У вас оставались на Земле дети. Как вы себе отвечали на вопрос: «А что если…»?
Это были самые сложные вопросы. Нас так пугали. Если ты неправильно пристегнулся на посадке, ты можешь сломать челюсти, позвоночник, руки, ноги. И я, все это зная, об этом бесконечно думая, вдруг читаю заметку какой то журналистки, мол, слетает Пересильд — получит медаль, а если трагически погибнет — поставят памятник на малой родине. И что такого, мол? Я оцепенела от чудовищного цинизма. Но было ли мне страшно? Нет. Думала ли я о смерти? Постоянно.
Когда вы увиделись с детьми и какой была их реакция?

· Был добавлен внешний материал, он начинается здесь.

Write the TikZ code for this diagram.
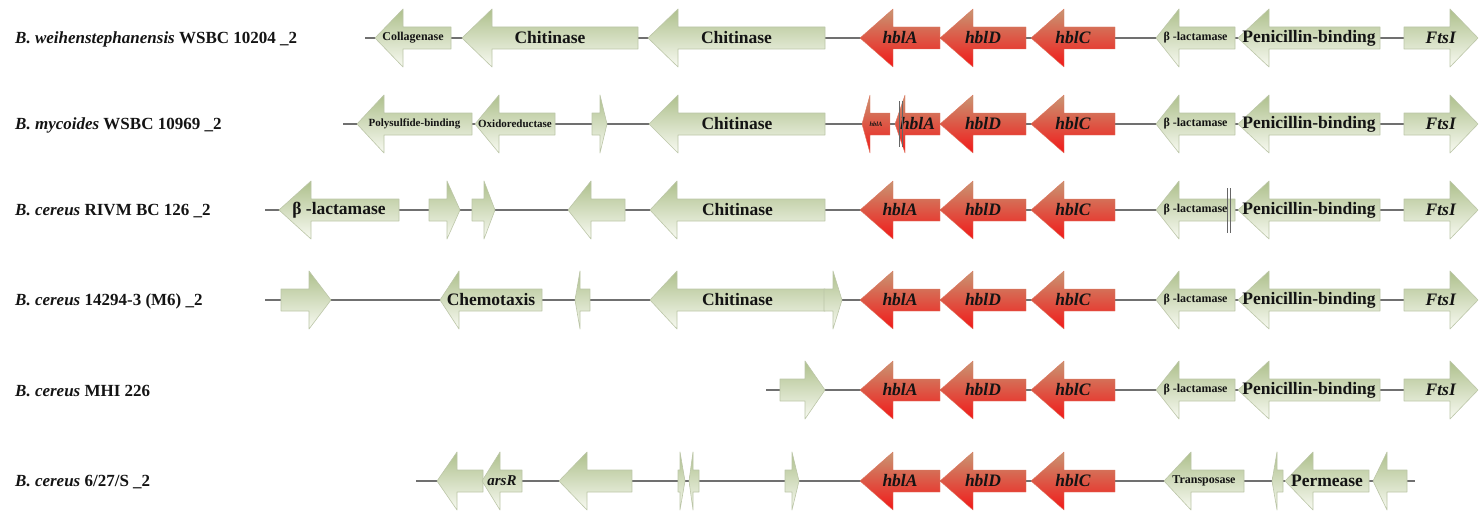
\documentclass[tikz,border=0pt]{standalone}
\usepackage{fontspec}
\setmainfont{Liberation Serif}

\definecolor{paletop}{RGB}{174,192,140}
\definecolor{palebot}{RGB}{248,250,242}
\definecolor{paleline}{RGB}{188,198,168}
\definecolor{hbltop}{RGB}{200,150,115}
\definecolor{hblbot}{RGB}{242,24,24}
\definecolor{hblline}{RGB}{222,118,96}
\definecolor{spinegray}{RGB}{112,112,112}

\newcommand{\geneL}[8]{%
  \path[#6] (#2,#5) -- (#3,#5-29) -- (#3,#5-11) -- (#4,#5-11) -- (#4,#5+11) -- (#3,#5+11) -- (#3,#5+29) -- cycle;
  \node[#7] (#1) at ({(#2+#4)/2},#5) {#8};}
\newcommand{\geneR}[8]{%
  \path[#6] (#2,#5-11) -- (#3,#5-11) -- (#3,#5-29) -- (#4,#5) -- (#3,#5+29) -- (#3,#5+11) -- (#2,#5+11) -- cycle;
  \node[#7] (#1) at ({(#2+#4)/2},#5) {#8};}

\begin{document}
\begin{tikzpicture}[x=1pt,y=-1pt]
        \tikzstyle{every node}=[inner sep=0pt, text=black!92]
        \tikzstyle{pale}=[top color=paletop, bottom color=palebot, draw=paleline, line width=0.6pt, line join=round]
        \tikzstyle{hbl}=[top color=hbltop, bottom color=hblbot, draw=hblline, line width=0.4pt, line join=round]
        \tikzstyle{lbig}=[font=\bfseries\fontsize{17.5}{17.5}\selectfont]
        \tikzstyle{lsmall}=[font=\bfseries\fontsize{12}{12}\selectfont]
        \tikzstyle{lxsmall}=[font=\bfseries\fontsize{11}{11}\selectfont]
        \tikzstyle{ltiny}=[font=\bfseries\itshape\fontsize{6.5}{6.5}\selectfont]
        \tikzstyle{strain}=[anchor=west, font=\bfseries\fontsize{17}{17}\selectfont]
        \tikzstyle{spine}=[draw=spinegray, line width=1.2pt]
        \tikzstyle{cut}=[draw=black!60, line width=0.9pt]

        \useasboundingbox (0,0) rectangle (1481,511);

        \node[strain] (s1) at (15,39) {\textit{B. weihenstephanensis} WSBC 10204 \_2};
        \node[strain] (s2) at (15,125) {\textit{B. mycoides} WSBC 10969 \_2};
        \node[strain] (s3) at (15,211) {\textit{B. cereus} RIVM BC 126 \_2};
        \node[strain] (s4) at (15,301) {\textit{B. cereus} 14294-3 (M6) \_2};
        \node[strain] (s5) at (15,391) {\textit{B. cereus} MHI 226};
        \node[strain] (s6) at (15,482) {\textit{B. cereus} 6/27/S \_2};

        \coordinate (b1s) at (365,38);  \coordinate (b1e) at (1470,38);
        \coordinate (b2s) at (343,124); \coordinate (b2e) at (1470,124);
        \coordinate (b3s) at (265,210); \coordinate (b3e) at (1470,210);
        \coordinate (b4s) at (265,300); \coordinate (b4e) at (1470,300);
        \coordinate (b5s) at (766,390); \coordinate (b5e) at (1470,390);
        \coordinate (b6s) at (416,481); \coordinate (b6e) at (1415,481);
        \foreach \r in {1,...,6}
            \draw[spine] (b\r s) -- (b\r e);

        \foreach \r/\y in {1/38,2/124,3/210,4/300,5/390,6/481}{
            \geneL{hblD\r}{940}{973}{1026}{\y}{hbl}{lbig}{\textit{hblD}}
            \geneL{hblC\r}{1031}{1064}{1115}{\y}{hbl}{lbig}{\textit{hblC}}
        }
        \foreach \r/\y in {1/38,3/210,4/300,5/390,6/481}
            \geneL{hblA\r}{860}{893}{940}{\y}{hbl}{lbig}{\textit{hblA}};
        \foreach \r/\y in {1/38,2/124,3/210,4/300,5/390}{
            \geneL{bla\r}{1156}{1179}{1235}{\y}{pale}{lsmall}{β -lactamase}
            \geneL{pbp\r}{1238}{1269}{1380}{\y}{pale}{lbig}{Penicillin-binding}
            \geneR{fts\r}{1404}{1450}{1478}{\y}{pale}{lbig}{\textit{FtsI}}
        }

        \geneL{coll1}{375}{403}{451}{38}{pale}{lsmall}{Collagenase}
        \geneL{chiA1}{462}{492}{638}{38}{pale}{lbig}{Chitinase}
        \geneL{chiB1}{648}{678}{825}{38}{pale}{lbig}{Chitinase}

        \geneL{poly2}{357}{384}{472}{124}{pale}{lxsmall}{Polysulfide-binding}
        \geneL{oxi2}{475}{499}{555}{124}{pale}{lxsmall}{Oxidoreductase}
        \geneR{orfA2}{592}{600}{607}{124}{pale}{lsmall}{}
        \geneL{chi2}{649}{678}{825}{124}{pale}{lbig}{Chitinase}
        \geneL{hblAa2}{862}{870}{890}{124}{hbl}{ltiny}{hblA}
        \geneL{hblAb2}{895}{905}{940}{124}{hbl}{lbig}{\textit{hblA}}
        \draw[cut] (899,101) -- (899,147);
        \draw[cut] (902.5,101) -- (902.5,147);

        \geneL{bla3x}{279}{311}{399}{210}{pale}{lbig}{β -lactamase}
        \geneR{orfA3}{429}{447}{460}{210}{pale}{lsmall}{}
        \geneR{orfB3}{472}{484}{495}{210}{pale}{lsmall}{}
        \geneL{orfC3}{568}{591}{625}{210}{pale}{lsmall}{}
        \geneL{chi3}{650}{677}{825}{210}{pale}{lbig}{Chitinase}
        \draw[cut] (1227,188) -- (1227,233);
        \draw[cut] (1230.5,188) -- (1230.5,233);

        \geneR{orfA4}{281}{309}{331}{300}{pale}{lsmall}{}
        \geneL{che4}{440}{459}{542}{300}{pale}{lbig}{Chemotaxis}
        \geneL{orfB4}{575}{580}{590}{300}{pale}{lsmall}{}
        \geneL{chi4}{650}{677}{825}{300}{pale}{lbig}{Chitinase}
        \geneR{orfC4}{824}{833}{842}{300}{pale}{lsmall}{}

        \geneR{orfA5}{780}{805}{825}{390}{pale}{lsmall}{}

        \geneL{orfA6}{437}{457}{483}{481}{pale}{lsmall}{}
        \geneL{ars6}{482}{500}{522}{481}{pale}{lbig}{\itshape\fontsize{15}{15}\selectfont arsR}
        \geneL{orfB6}{559}{587}{632}{481}{pale}{lsmall}{}
        \geneR{orfC6}{678}{680}{685}{481}{pale}{lsmall}{}
        \geneL{orfD6}{689}{693}{699}{481}{pale}{lsmall}{}
        \geneR{orfE6}{785}{792}{799}{481}{pale}{lsmall}{}
        \geneL{tra6}{1164}{1191}{1244}{481}{pale}{lsmall}{Transposase}
        \geneL{orfF6}{1272}{1277}{1283}{481}{pale}{lsmall}{}
        \geneL{per6}{1285}{1313}{1369}{481}{pale}{lbig}{Permease}
        \geneL{orfG6}{1373}{1387}{1407}{481}{pale}{lsmall}{}
\end{tikzpicture}
\end{document}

Я увидела детей уже в Москве, первые эмоции были «мама, ты герой», объятия, поцелуи, счастье. И я уехала в реабилитационный центр, откуда на четвертый день вернулась домой, потому что чувствовала себя уже неплохо. И вот вечер, мы все дома, дети там что то возятся — твое-мое, и вдруг у обеих слезы градом, и не остановить. Прорыдались, сняли стресс. Еще позже мы полетели на Мальдивы всей семьей — с моими мамой и папой, с моим директором Наташей. И уже они со мной делились своими переживаниями — как следили за взлетом, посадкой, выходили со мной на связь, как нервничали. Это же тоже какая то огромная территория человеческих переживаний, судеб и всего прочего.

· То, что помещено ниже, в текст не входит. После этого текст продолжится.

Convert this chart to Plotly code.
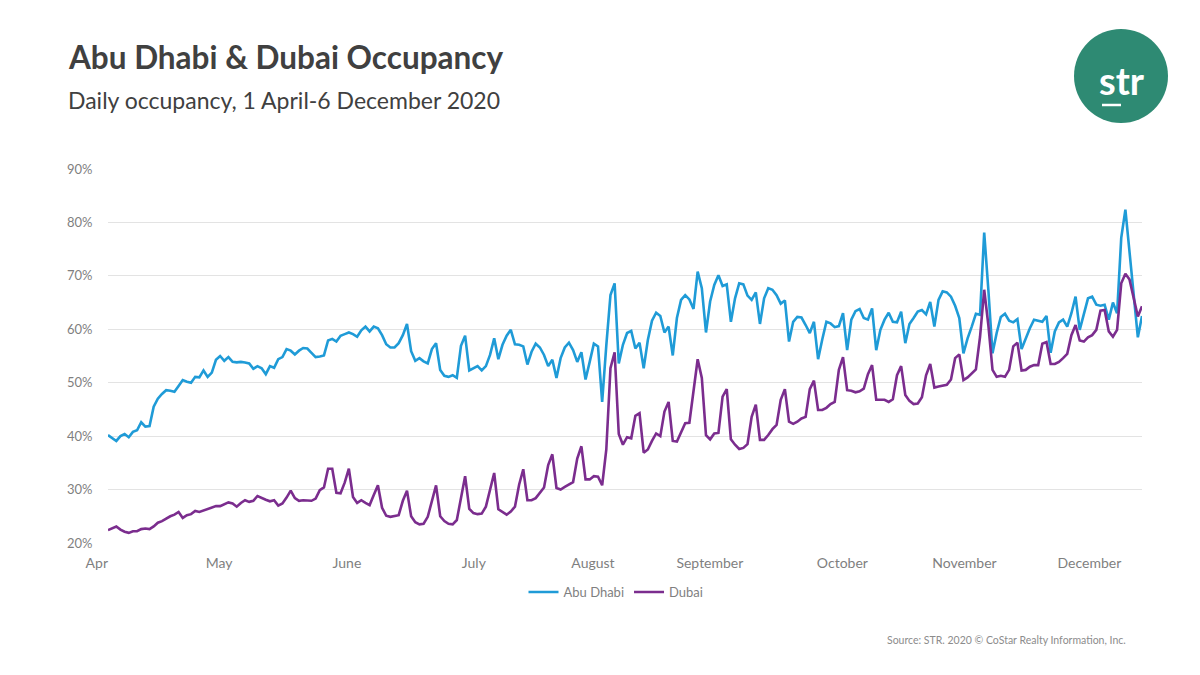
import pandas as pd
import plotly.graph_objects as go

# ---------------- data ----------------
start_date = "2020-04-01"
end_date = "2020-12-06"
dates = pd.date_range(start_date, end_date, freq="D")

abu_dhabi = [
    40.2, 39.6, 39.1, 40.0, 40.4, 39.8, 40.8, 41.1, 42.6, 41.8,
    41.9, 45.5, 47.0, 47.9, 48.6, 48.5, 48.3, 49.4, 50.5, 50.2,
    50.0, 51.1, 51.0, 52.3, 51.1, 51.9, 54.3, 55.0, 54.1, 54.8,
    53.9, 53.8, 53.9, 53.8, 53.6, 52.6, 53.1, 52.7, 51.6, 53.1,
    52.8, 54.4, 54.8, 56.3, 56.0, 55.3, 56.0, 56.5, 56.4, 55.6,
    54.8, 54.9, 55.1, 57.9, 58.2, 57.7, 58.8, 59.1, 59.4, 59.1,
    58.6, 59.8, 60.5, 59.6, 60.5, 60.2, 58.9, 57.2, 56.6, 56.6,
    57.4, 58.9, 61.0, 55.9, 54.1, 54.6, 54.0, 53.6, 56.3, 57.4,
    52.4, 51.3, 51.1, 51.4, 50.9, 56.9, 58.8, 52.3, 52.7, 53.1,
    52.3, 53.1, 55.2, 58.3, 54.4, 57.1, 58.8, 59.9, 57.2, 57.1,
    56.8, 53.4, 55.8, 57.3, 56.6, 55.2, 53.1, 54.3, 50.9, 54.6,
    56.6, 57.5, 56.1, 53.9, 55.7, 50.6, 53.9, 57.3, 56.8, 46.4,
    57.0, 66.4, 68.6, 53.6, 57.1, 59.3, 59.7, 56.4, 57.5, 52.7,
    58.0, 61.6, 63.1, 62.5, 59.4, 60.5, 55.1, 62.1, 65.5, 66.4,
    65.6, 63.8, 70.8, 67.7, 59.4, 65.2, 68.3, 70.1, 68.1, 68.4,
    61.4, 65.8, 68.6, 68.4, 66.3, 65.5, 66.9, 61.0, 65.8, 67.7,
    67.4, 66.4, 64.8, 65.4, 57.7, 61.4, 62.3, 62.2, 60.8, 59.3,
    61.4, 54.4, 58.1, 61.4, 61.1, 60.4, 60.6, 63.0, 56.1, 61.8,
    63.4, 63.8, 62.1, 61.8, 63.9, 56.1, 59.9, 61.8, 63.1, 61.4,
    61.3, 63.3, 57.4, 61.0, 62.1, 63.3, 63.6, 62.8, 65.1, 60.5,
    65.5, 67.1, 66.9, 66.1, 64.4, 62.1, 55.5, 58.3, 60.5, 62.9,
    62.7, 78.1, 67.4, 55.5, 59.3, 62.3, 62.9, 61.6, 61.3, 61.9,
    56.3, 58.3, 60.2, 61.8, 61.6, 61.4, 62.5, 55.6, 59.6, 61.3,
    61.8, 60.5, 63.0, 66.1, 59.9, 63.1, 65.8, 66.1, 64.6, 64.4,
    64.6, 61.8, 65.0, 63.0, 77.1, 82.4, 74.0, 66.0, 58.5, 62.5,
]

dubai = [
    22.4, 22.8, 23.1, 22.5, 22.1, 21.9, 22.2, 22.2, 22.6, 22.7,
    22.6, 23.1, 23.8, 24.1, 24.6, 25.0, 25.3, 25.8, 24.7, 25.2,
    25.4, 26.0, 25.8, 26.1, 26.3, 26.6, 26.9, 26.9, 27.3, 27.6,
    27.4, 26.8, 27.5, 28.0, 27.7, 27.9, 28.8, 28.4, 28.1, 27.8,
    28.0, 27.0, 27.4, 28.5, 29.8, 28.4, 27.9, 28.0, 28.0, 27.9,
    28.3, 29.9, 30.4, 33.9, 33.9, 29.4, 29.3, 31.3, 33.9, 28.6,
    27.5, 28.0, 27.5, 27.1, 29.0, 30.8, 26.6, 25.1, 24.9, 25.1,
    25.2, 27.9, 29.8, 25.0, 23.9, 23.5, 23.6, 24.9, 28.1, 30.8,
    25.0, 24.1, 23.6, 23.5, 24.3, 28.6, 32.5, 26.4, 25.6, 25.4,
    25.5, 26.8, 30.2, 33.1, 26.3, 25.8, 25.3, 25.9, 26.8, 30.9,
    33.8, 28.0, 28.0, 28.4, 29.3, 30.4, 34.6, 36.6, 30.3, 30.0,
    30.5, 30.9, 31.4, 35.8, 38.1, 31.9, 31.9, 32.5, 32.4, 30.8,
    37.5, 52.7, 55.7, 40.4, 38.4, 39.8, 39.6, 43.8, 44.3, 36.9,
    37.5, 39.1, 40.5, 40.0, 44.6, 46.4, 39.1, 39.0, 40.8, 42.4,
    42.5, 48.6, 54.4, 50.9, 40.2, 39.4, 40.5, 40.6, 47.4, 48.8,
    39.4, 38.4, 37.6, 37.8, 38.5, 43.6, 45.9, 39.3, 39.3, 40.2,
    41.3, 42.1, 46.8, 48.8, 42.7, 42.3, 42.7, 43.3, 43.6, 48.8,
    50.4, 44.9, 44.9, 45.3, 46.0, 46.4, 52.4, 54.8, 48.6, 48.5,
    48.2, 48.4, 48.9, 51.6, 53.3, 46.8, 46.8, 46.8, 46.4, 46.9,
    51.4, 53.1, 47.7, 46.6, 46.0, 46.1, 47.3, 51.4, 53.5, 49.1,
    49.3, 49.4, 49.6, 50.6, 54.6, 55.3, 50.5, 51.0, 51.8, 52.5,
    58.6, 67.4, 60.8, 52.4, 51.1, 51.3, 51.1, 52.4, 56.8, 57.5,
    52.3, 52.4, 53.0, 53.3, 53.3, 57.3, 57.6, 53.5, 53.5, 53.9,
    54.6, 55.4, 58.9, 60.8, 57.9, 57.7, 58.5, 58.9, 59.9, 63.5,
    63.6, 59.6, 58.6, 59.9, 68.6, 70.4, 69.3, 66.1, 62.4, 64.3,
]

month_ticks = ["2020-04-01", "2020-05-01", "2020-06-01", "2020-07-01", "2020-08-01",
               "2020-09-01", "2020-10-01", "2020-11-01", "2020-12-01"]
month_labels = ["Apr", "May", "June", "July", "August", "September", "October",
                "November", "December"]
y_ticks = [20, 30, 40, 50, 60, 70, 80, 90]
series_names = ["Abu Dhabi", "Dubai"]

title_text = "Abu Dhabi & Dubai Occupancy"
subtitle_text = "Daily occupancy, 1 April-6 December 2020"
source_text = "Source: STR. 2020 © CoStar Realty Information, Inc."

# ---------------- layout helpers ----------------
# the page body has an 8px margin, so the figure is drawn 8px right/down
OFF = 8
W, H = 1200 - OFF, 675 - OFF
L, R, T, B = 108 - OFF, 1142 - OFF, 169 - OFF, 543 - OFF


def px(x):
    return (x - OFF - L) / (R - L)


def py(y):
    return (B - (y - OFF)) / (B - T)


FONT = "Lato"
GRAY = "#7f7f7f"
DARK = "#404040"

fig = go.Figure()
fig.add_trace(go.Scatter(x=dates, y=abu_dhabi, mode="lines", name=series_names[0],
                         line=dict(color="#1f9bd7", width=2.6)))
fig.add_trace(go.Scatter(x=dates, y=dubai, mode="lines", name=series_names[1],
                         line=dict(color="#7b2d8e", width=2.6)))

fig.update_layout(
    width=W, height=H,
    margin=dict(l=L, r=W - R, t=T, b=H - B, pad=0),
    paper_bgcolor="white", plot_bgcolor="white",
    font=dict(family=FONT, color=GRAY),
    showlegend=True,
    legend=dict(orientation="h", x=px(616), xanchor="center", y=py(592), yanchor="middle",
                font=dict(size=13, color=GRAY), itemwidth=30, tracegroupgap=0),
    hovermode=False,
)

fig.update_xaxes(
    type="date",
    range=[start_date, end_date],
    tickvals=month_ticks, ticktext=month_labels,
    ticklabelposition="outside left",
    ticklabelstandoff=10,
    ticks="",
    tickfont=dict(size=14, color=GRAY, family=FONT),
    showgrid=False, zeroline=False, showline=False,
)
fig.update_yaxes(
    range=[20, 90],
    tickvals=y_ticks, ticktext=[f"{v}%" for v in y_ticks],
    tickfont=dict(size=13, color=GRAY, family=FONT),
    ticks="outside", ticklen=12, tickcolor="rgba(0,0,0,0)",
    showgrid=True, gridcolor="#e3e3e3", gridwidth=1,
    zeroline=False, showline=False,
)

annotations = [
    dict(text=f"<b>{title_text}</b>", x=px(66), y=py(57), xref="paper", yref="paper",
         xanchor="left", yanchor="middle", showarrow=False,
         font=dict(size=31.5, color=DARK, family=FONT)),
    dict(text=subtitle_text, x=px(66), y=py(100), xref="paper", yref="paper",
         xanchor="left", yanchor="middle", showarrow=False,
         font=dict(size=23, color=DARK, family=FONT)),
    dict(text=source_text, x=px(1128), y=py(640), xref="paper", yref="paper",
         xanchor="right", yanchor="middle", showarrow=False,
         font=dict(size=10.5, color="#8c8c8c", family=FONT)),
    dict(text="<b>str</b>", x=px(1122), y=py(80), xref="paper", yref="paper",
         xanchor="center", yanchor="middle", showarrow=False,
         font=dict(size=38, color="white", family=FONT)),
]
fig.update_layout(annotations=annotations)

# logo circle + underline
cx, cy, r = 1121, 76, 47
fig.add_shape(type="circle", xref="paper", yref="paper",
              x0=px(cx - r), x1=px(cx + r), y0=py(cy + r), y1=py(cy - r),
              fillcolor="#2e8a73", line=dict(width=0))
fig.add_shape(type="line", xref="paper", yref="paper",
              x0=px(1102), x1=px(1121), y0=py(105), y1=py(105),
              line=dict(color="white", width=2.5))

fig.write_html("out.html")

Как ощущается время в космосе?
Почти как в книге «Маленький принц», каждые 45 минут рассвет — закат, день — ночь. Можно наблюдать и наслаждаться, хотя на самом деле на станции все расписано. И у космонавтов, и у нас тоже был план на каждые пять минут. Ты встаешь в шесть утра и живешь по форме 24. Умыться, одеться, приготовить поесть — простые действия выполнять в невесомости в разы сложнее. Простите, но даже туалет — целое дело.

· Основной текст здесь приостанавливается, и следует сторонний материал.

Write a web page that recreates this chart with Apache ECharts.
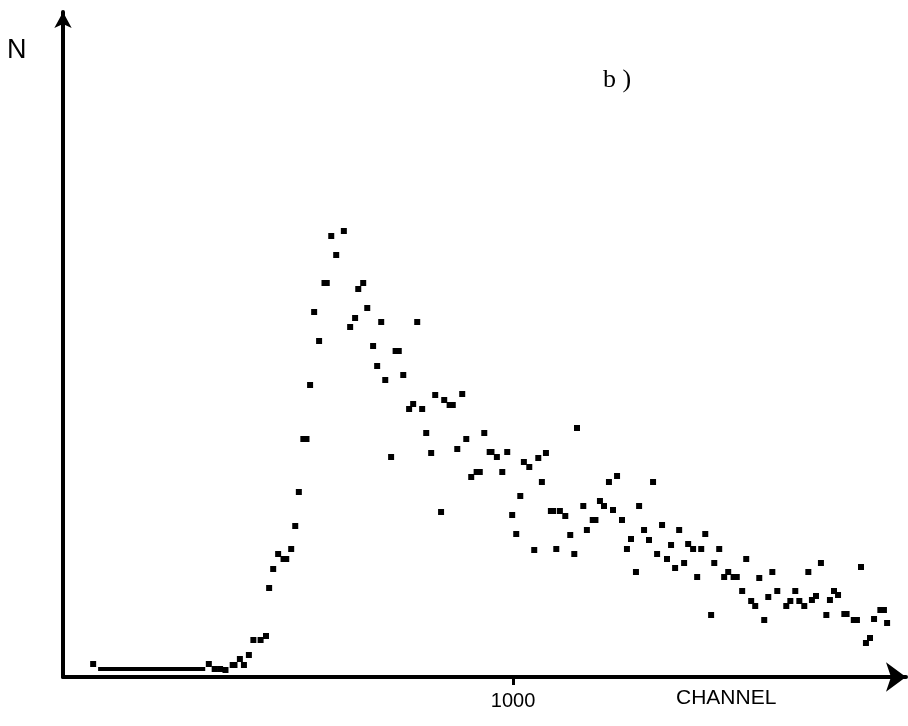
<!DOCTYPE html>
<html>
<head>
<meta charset="utf-8">
<script src="https://cdn.jsdelivr.net/npm/echarts@6/dist/echarts.min.js"></script>
<style>
html,body{margin:0;padding:0;background:#fff;}
#chart{width:908px;height:726px;}
</style>
</head>
<body>
<div id="chart"></div>
<script>
// Channel numbers of the plotted points
var channels = [67,324,337,349,361,377,381,393,402,413,423,439,451,458,467,478,490,496,507,516,524,534,541,549,558,569,581,586,596,607,624,638,649,656,667,676,689,698,707,716,729,739,746,756,769,778,787,798,807,818,827,840,847,859,866,876,887,896,907,919,926,936,948,952,964,976,987,998,1007,1016,1024,1036,1047,1056,1064,1073,1084,1089,1096,1104,1116,1127,1136,1142,1156,1164,1177,1183,1193,1202,1213,1222,1231,1242,1253,1262,1273,1280,1291,1302,1311,1320,1331,1342,1351,1360,1369,1380,1389,1400,1409,1418,1427,1440,1447,1458,1469,1478,1490,1497,1509,1518,1529,1538,1547,1558,1567,1576,1587,1607,1616,1627,1636,1647,1656,1664,1673,1684,1696,1704,1713,1722,1736,1741,1757,1764,1773,1784,1793,1802,1816,1824,1831];
// Counts N (arbitrary units) for each point
var counts = [13,13,8,8,7,12,12,18,12,22,37,37,41,89,108,123,118,118,128,151,185,238,238,292,365,336,394,394,441,422,446,350,359,388,394,369,331,311,355,297,220,326,326,302,268,273,355,268,244,224,282,165,277,272,272,228,283,238,200,205,205,244,225,225,220,205,225,162,143,181,215,210,127,219,195,224,166,166,128,166,161,142,123,249,171,147,157,157,176,171,195,167,201,157,128,138,105,171,147,137,195,123,152,118,132,109,147,114,133,128,100,128,143,62,114,128,100,105,100,100,86,118,76,71,99,57,80,105,86,71,76,86,76,71,105,77,81,114,62,77,86,82,63,63,57,57,110,34,39,58,67,67,54];
// Low-count run at the start of the spectrum (merged points)
var baseChannels = [78,316];
var baseCounts = [8,8];
// Tick labels
var xTickValues = [1000];
var xTickLabels = ['1000'];

var pts = channels.map(function(c,i){return [c,counts[i]];});
var basePts = baseChannels.map(function(c,i){return [c,baseCounts[i]];});

var chart = echarts.init(document.getElementById('chart'), null, {renderer:'canvas'});
chart.setOption({
  animation:false,
  backgroundColor:'#ffffff',
  grid:{left:63, top:12, right:2, bottom:49, containLabel:false},
  xAxis:{
    type:'value', min:0, max:1873,
    axisLine:{show:true, onZero:false, symbol:['none','arrow'], symbolSize:[22,20], lineStyle:{color:'#000', width:4}},
    axisTick:{show:true, customValues:xTickValues, length:8, lineStyle:{color:'#000', width:3}},
    axisLabel:{show:true, customValues:xTickValues, margin:14,
      formatter:function(v){var k=xTickValues.indexOf(v);return k>=0?xTickLabels[k]:'';},
      color:'#000', fontSize:20, fontFamily:'Liberation Sans'},
    splitLine:{show:false}
  },
  yAxis:{
    type:'value', min:0, max:665,
    axisLine:{show:true, onZero:false, symbol:['none','arrow'], symbolSize:[13,16], lineStyle:{color:'#000', width:4}},
    axisTick:{show:false}, axisLabel:{show:false}, splitLine:{show:false}
  },
  graphic:[
    {type:'text', left:7, top:37, style:{text:'N', fill:'#000', font:'27px "Liberation Sans"'}},
    {type:'text', left:603, top:67, style:{text:'b )', fill:'#000', font:'26px "Liberation Serif"'}},
    {type:'text', left:676, top:688, style:{text:'CHANNEL', fill:'#000', font:'21px "Liberation Sans"'}}
  ],
  series:[
    {type:'line', data:basePts, symbol:'none', lineStyle:{color:'#000', width:4}, silent:true},
    {type:'scatter', data:pts, symbol:'rect', symbolSize:[6,6], itemStyle:{color:'#000', opacity:1}, silent:true}
  ]
});
</script>
</body>
</html>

Вы радовались, что летите домой?
С одной стороны, конечно. А с другой — так грустно было. Я понимала, что никогда больше здесь не окажусь, а ведь я не насмотрелась на Землю, никогда больше не испытаю чувство невесомости. А для женщины, мне кажется, невесомость необходима! Это как состояние влюбленности, такой кайф. А я никогда этого больше не испытаю.
Расписание помогало?
Мне — нет. У нас было выделено приблизительно 2 часа 15 минут на съемки каждый день, а ведь это творческий процесс. Как его вот так по расписанию выдавать? От нас все время требовали ответа: «Двух часов хватит, чтобы снять гениально?» И что тут ответишь? Говоришь «да!», а у самого сердце в пятки. Вдруг скажешь «да», а ничего не получится.
Что вы взяли из личных вещей?
Игрушку-галчонка, серьги, которые подарю дочкам, когда они будут взрослыми. Кольцо подруги, мои часы и несколько личных вещей, типа белья для съемок. То, что выдали мне, было удобное, но не очень киногеничное. К тому же я не снимала свои любимые жемчужные пусеты, которые на мне сейчас. Так что и они летали в космос. Это к теме женственности.